Linus Pauling, his wife Ava Helen, and his two-year-old son Linus Junior moved into
a small rental house two blocks from the Caltech campus. His first office was nothing
more than a desk in the corner of the x-ray lab, from which he could directly oversee
the activities of his first official graduate student, a diligent young chemist fresh
from Texas named J. Holmes Sturdivant. The small x-ray lab was dedicated to using a new technology called x-ray crystallography
for the investigation of the structure of molecules in crystal form.
Pauling began preparing for his first course as an assistant professor–"An Introduction
to Wave Mechanics with Chemical Applications"–by writing out 250 pages of notes in
longhand. He would later turn them into a book on the subject.

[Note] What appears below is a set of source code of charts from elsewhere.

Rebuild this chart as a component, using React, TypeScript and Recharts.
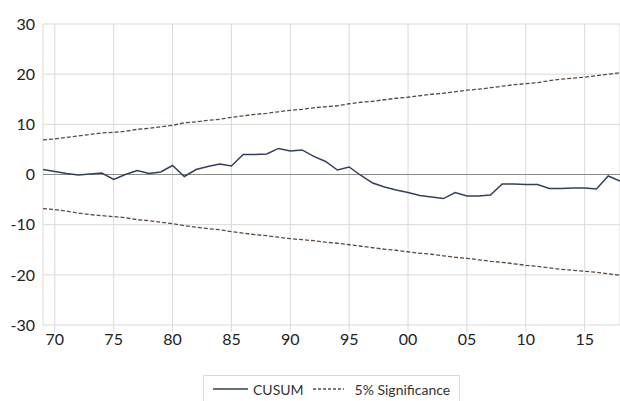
import * as React from 'react';
import { LineChart, Line, XAxis, YAxis, CartesianGrid, ReferenceLine, Legend } from 'recharts';

const years = [
  1969, 1970, 1971, 1972, 1973, 1974, 1975, 1976, 1977, 1978,
  1979, 1980, 1981, 1982, 1983, 1984, 1985, 1986, 1987, 1988,
  1989, 1990, 1991, 1992, 1993, 1994, 1995, 1996, 1997, 1998,
  1999, 2000, 2001, 2002, 2003, 2004, 2005, 2006, 2007, 2008,
  2009, 2010, 2011, 2012, 2013, 2014, 2015, 2016, 2017, 2018,
];

const cusum = [
  1.0, 0.6, 0.2, -0.1, 0.1, 0.3, -1.0, 0.0, 0.8, 0.2,
  0.5, 1.8, -0.4, 1.0, 1.6, 2.1, 1.7, 4.0, 4.0, 4.1,
  5.2, 4.7, 4.9, 3.6, 2.6, 0.9, 1.5, -0.2, -1.7, -2.5,
  -3.1, -3.6, -4.2, -4.5, -4.8, -3.6, -4.3, -4.3, -4.1, -1.9,
  -1.9, -2.0, -2.0, -2.8, -2.8, -2.7, -2.7, -2.9, -0.3, -1.3,
];

const upper5 = [
  6.9, 7.1, 7.4, 7.7, 8.0, 8.3, 8.4, 8.6, 9.0, 9.2,
  9.5, 9.8, 10.3, 10.5, 10.8, 11.0, 11.4, 11.7, 12.0, 12.2,
  12.5, 12.8, 13.0, 13.3, 13.5, 13.7, 14.1, 14.4, 14.6, 14.9,
  15.2, 15.4, 15.7, 16.0, 16.2, 16.5, 16.8, 17.0, 17.3, 17.6,
  17.9, 18.1, 18.3, 18.7, 19.0, 19.2, 19.4, 19.7, 20.0, 20.3,
];

const lower5 = [
  -6.8, -7.0, -7.3, -7.7, -8.0, -8.2, -8.4, -8.6, -9.0, -9.2,
  -9.5, -9.8, -10.2, -10.5, -10.8, -11.0, -11.4, -11.7, -12.0, -12.2,
  -12.5, -12.8, -13.0, -13.2, -13.5, -13.7, -14.0, -14.3, -14.6, -14.9,
  -15.1, -15.4, -15.7, -15.9, -16.2, -16.5, -16.7, -17.0, -17.3, -17.5,
  -17.8, -18.1, -18.3, -18.6, -18.9, -19.1, -19.3, -19.5, -19.8, -20.1,
];

const xTicks = [1970, 1975, 1980, 1985, 1990, 1995, 2000, 2005, 2010, 2015];
const yTicks = [-30, -20, -10, 0, 10, 20, 30];

const data = years.map((year, i) => ({
  year,
  cusum: cusum[i],
  upper: upper5[i],
  lower: lower5[i],
}));

const FONT = 'Lato, "Open Sans", sans-serif';
const CUSUM_COLOR = '#34405a';
const SIG_COLOR = '#5b4a3c';

function LegendBox() {
  return (
    <div style={{ display: 'flex', justifyContent: 'flex-start', paddingLeft: 203 }}>
      <div
        style={{
          display: 'flex',
          alignItems: 'center',
          whiteSpace: 'nowrap',
          border: '1px solid #d9d9d9',
          height: 28,
          boxSizing: 'border-box',
          padding: '0 9px',
          fontFamily: FONT,
          fontSize: 14,
          color: '#333',
        }}
      >
        <svg width={35} height={10} style={{ marginRight: 5, flexShrink: 0 }}>
          <line x1={0} y1={5} x2={35} y2={5} stroke={CUSUM_COLOR} strokeWidth={1.5} />
        </svg>
        <span style={{ marginRight: 9 }}>CUSUM</span>
        <svg width={31} height={10} style={{ marginRight: 11, flexShrink: 0 }}>
          <line x1={0} y1={5} x2={31} y2={5} stroke={SIG_COLOR} strokeWidth={1.3} strokeDasharray="3 2" />
        </svg>
        <span>5% Significance</span>
      </div>
    </div>
  );
}

export default function App() {
  return (
    <div style={{ position: 'absolute', left: 0, top: 0, width: 620, height: 401, background: '#fff', overflow: 'hidden' }}>
      <LineChart width={620} height={401} data={data} margin={{ top: 24, right: 0, left: 0, bottom: 0 }}>
        <CartesianGrid stroke="#d9d9d9" strokeWidth={1} />
        <XAxis
          dataKey="year"
          type="number"
          domain={[1969, 2018]}
          ticks={xTicks}
          tickFormatter={(v: number) => String(v).slice(2)}
          axisLine={false}
          tickLine={{ stroke: '#d9d9d9' }}
          tickSize={7}
          height={48}
          tick={{ fill: '#222', fontSize: 16, fontFamily: FONT }}
          interval={0}
        />
        <YAxis
          domain={[-30, 30]}
          ticks={yTicks}
          width={43}
          axisLine={false}
          tickLine={false}
          tick={{ fill: '#222', fontSize: 16, fontFamily: FONT }}
          interval={0}
        />
        <ReferenceLine y={0} stroke="#8c8c8c" strokeWidth={1} />
        <Line type="linear" dataKey="upper" stroke={SIG_COLOR} strokeWidth={1.3} strokeDasharray="4 2" dot={false} isAnimationActive={false} />
        <Line type="linear" dataKey="lower" stroke={SIG_COLOR} strokeWidth={1.3} strokeDasharray="4 2" dot={false} isAnimationActive={false} />
        <Line type="linear" dataKey="cusum" stroke={CUSUM_COLOR} strokeWidth={1.5} dot={false} isAnimationActive={false} />
        <Legend verticalAlign="bottom" content={() => <LegendBox />} wrapperStyle={{ bottom: -2 }} />
      </LineChart>
    </div>
  );
}
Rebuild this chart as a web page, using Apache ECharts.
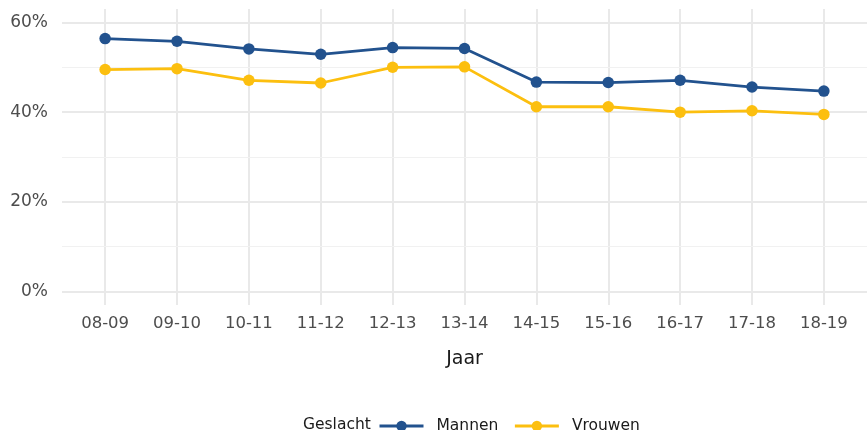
<!DOCTYPE html>
<html>
<head>
<meta charset="utf-8">
<script src="https://cdn.jsdelivr.net/npm/echarts@6/dist/echarts.min.js"></script>
<style>html,body{margin:0;padding:0;background:#fff}#c{width:867px;height:430px}</style>
</head>
<body>
<div id="c"></div>
<script>
var categories = ['08-09','09-10','10-11','11-12','12-13','13-14','14-15','15-16','16-17','17-18','18-19'];
var mannen = [56.4, 55.8, 54.1, 52.9, 54.4, 54.2, 46.7, 46.6, 47.1, 45.6, 44.7];
var vrouwen = [49.5, 49.7, 47.1, 46.5, 50.0, 50.1, 41.2, 41.2, 40.0, 40.3, 39.5];
var yMajorTicks = [0, 20, 40, 60];
var yMinorTicks = [10, 30, 50];

var FONT = 'DejaVu Sans';
var idx = categories.map(function (c, i) { return i; });
function pairs(arr) { return arr.map(function (v, i) { return [i, v]; }); }

var gridLines = [];
idx.forEach(function (i) {
  gridLines.push({ xAxis: i, lineStyle: { color: '#e9e9e9', width: 2, type: 'solid' } });
});
yMinorTicks.forEach(function (v) {
  gridLines.push({ yAxis: v, lineStyle: { color: '#f1f1f1', width: 1, type: 'solid' } });
});
yMajorTicks.forEach(function (v) {
  gridLines.push({ yAxis: v, lineStyle: { color: '#e9e9e9', width: 2, type: 'solid' } });
});

var chart = echarts.init(document.getElementById('c'), null, { renderer: 'canvas' });
chart.setOption({
  animation: false,
  backgroundColor: '#ffffff',
  grid: { left: 62, top: 9, width: 811, height: 296, containLabel: false },
  xAxis: {
    type: 'value', min: -0.6, max: 10.6,
    name: 'Jaar', nameLocation: 'middle', nameGap: 45,
    nameTextStyle: { fontFamily: FONT, fontSize: 19, color: '#1a1a1a' },
    axisLine: { show: false }, axisTick: { show: false }, splitLine: { show: false },
    axisLabel: {
      customValues: idx, margin: 10,
      fontFamily: FONT, fontSize: 16.5, color: '#4d4d4d',
      formatter: function (v) { return categories[Math.round(v)]; }
    }
  },
  yAxis: {
    type: 'value', min: -3, max: 63,
    axisLine: { show: false }, axisTick: { show: false }, splitLine: { show: false },
    axisLabel: {
      customValues: yMajorTicks, margin: 14,
      fontFamily: FONT, fontSize: 17, color: '#4d4d4d',
      formatter: function (v) { return v + '%'; }
    }
  },
  graphic: [{
    type: 'text', left: 303, top: 417,
    style: { text: 'Geslacht', font: '15.5px "DejaVu Sans"', fill: '#1a1a1a' }
  }],
  legend: {
    left: 378, top: 418, padding: 0, itemWidth: 44, itemHeight: 13, itemGap: 15,
    data: ['Mannen', 'Vrouwen'],
    lineStyle: { width: 3 },
    textStyle: { fontFamily: FONT, fontSize: 15.5, color: '#1a1a1a', padding: [0, 0, 0, 8] }
  },
  series: [
    {
      type: 'line', name: 'grid', data: [], z: 0, silent: true,
      markLine: { z: 0, silent: true, symbol: ['none', 'none'], label: { show: false }, animation: false, data: gridLines }
    },
    {
      type: 'line', name: 'Mannen', data: pairs(mannen), z: 3,
      symbol: 'circle', symbolSize: 11.5,
      lineStyle: { color: '#22528e', width: 2.8 }, itemStyle: { color: '#22528e' }
    },
    {
      type: 'line', name: 'Vrouwen', data: pairs(vrouwen), z: 2,
      symbol: 'circle', symbolSize: 11.5,
      lineStyle: { color: '#fcbf0f', width: 2.8 }, itemStyle: { color: '#fcbf0f' }
    }
  ]
});
</script>
</body>
</html>
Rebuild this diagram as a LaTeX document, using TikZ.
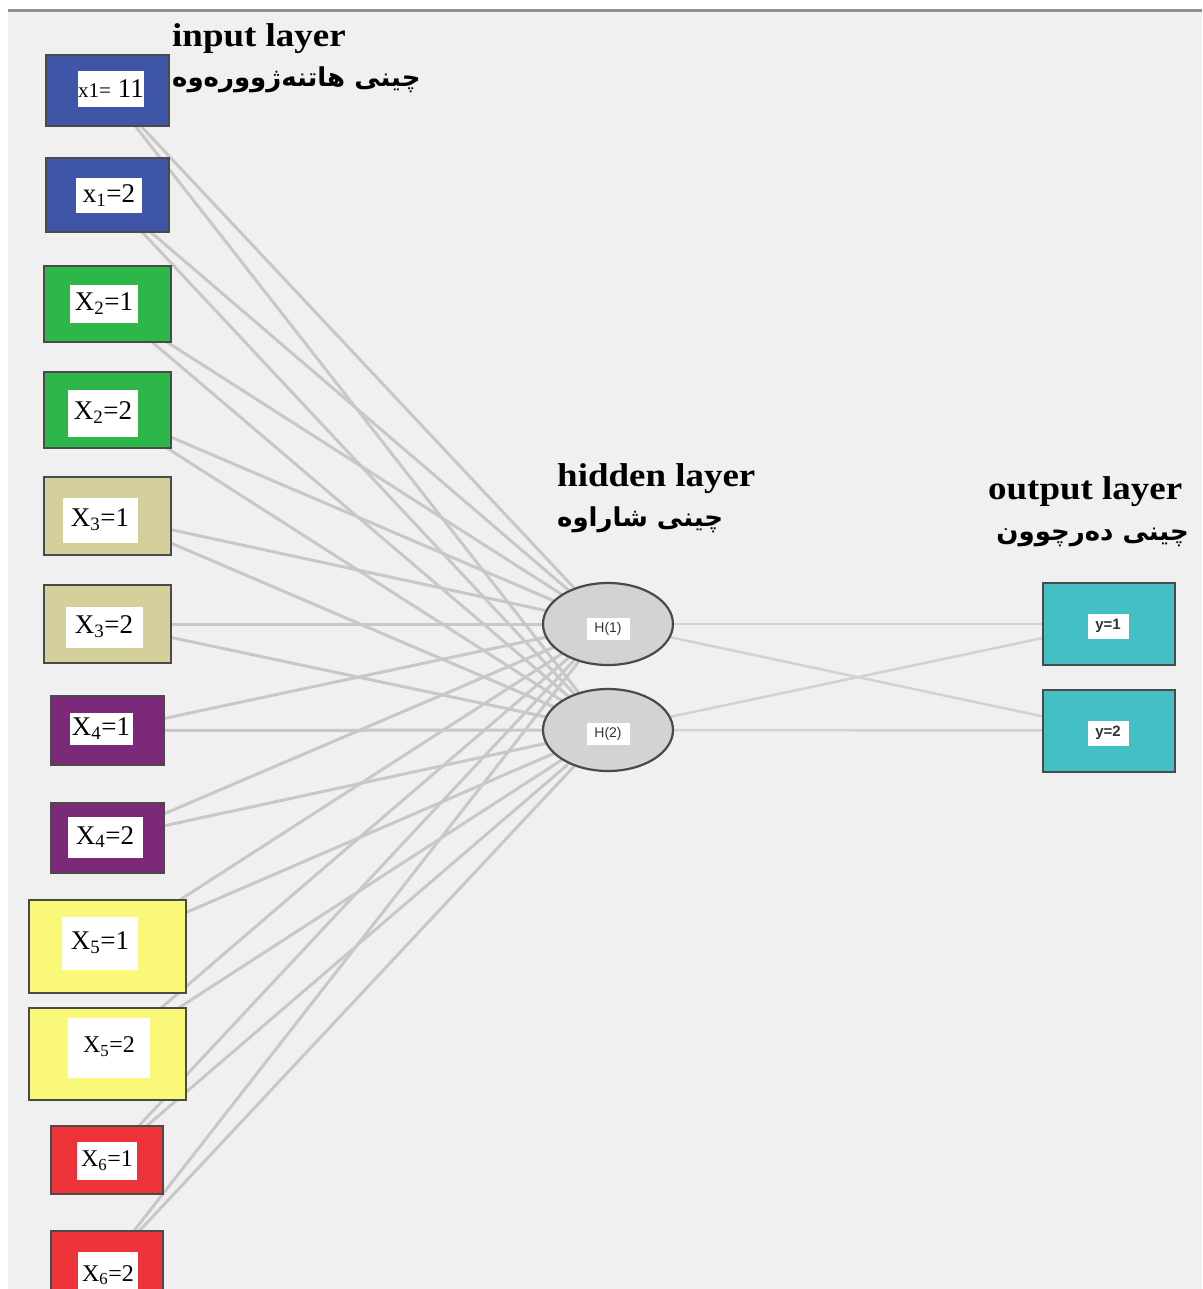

Wave mechanics was of special interest to Pauling. Although trained as a chemist,
he had spent his time in Europe studying theoretical physics — a passion that ran
so deep he had seriously considered switching from chemistry to physics. The science
he learned in Munich, Copenhagen and Zurich was a new approach to the field called
quantum physics. Pauling learned about it directly from its discoverers Niels Bohr,
Erwin Schrödinger, Werner Heisenberg and Wolfgang Pauli, and from its greatest teacher, Arnold Sommerfeld. Schrödinger’s approach, based on the physics of waves, especially interested Pauling
because he saw that it might throw new light on questions he had pondered since he
was an undergraduate: What forces held atoms together to form molecules? How did those
forces give the molecules particular shapes and qualities?